At a low level, the LAN must transmit data over the network. How is transmission coordinated so every workstation does not try to send data at the same time and thus block the data from other PC's? One solution to this contention problem is called carrier sense-multiple access with collision detection (CSMA/CD). The transmitting station checks whether a channel is clear by listening for a carrier signal. If the net is busy, the station waits until it is clear and then send a message while listening for collision with other stations that might have started to send at the same time. If a collision is detected, the station stops sending and waits a random time interval before starting to send again. Ethernet is the best example of a CSMA/CD protocol.

 

An alternative scheme is to use a token that a pass along the network from node to node, an approach adopted by IBM. A station can transmit when it sees a free token come by; this approach is more complicated to implement than CSMA/CD, but it reduces the collision problem. FDDI uses a token ring approach.

 

As you might expect, LAN's grew in organizations without a lot of planning. Different departments are even different floors in buildings have their own LANs. Sometimes these LANs use different standards, one might use Apple Talk and serve Macintosh computers while another features IBM PCs and a token ring architecture.
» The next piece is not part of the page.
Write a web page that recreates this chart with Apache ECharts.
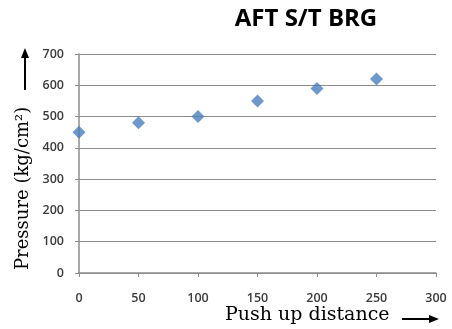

Sooner or later, users on these networks want to be connected to each others. The solution is to use a bridge or a router. A bridge has a very little logic. It connects similar networks. A router contains logic and serves to interface two or more networks to each other and possibly to a wide area network. Routers have enough logic to select the best path between two nodes on a network. All of the wires for a network come together in some kind of wiring hub. You might use a bridge or a router to connect hubs on different floors of a building “smarter”. An organization might route all of the wires from the local wiring hub to an intelligent hub. This smart hub contains bridges and routers and is controlled by software, since the hub itself is a computer.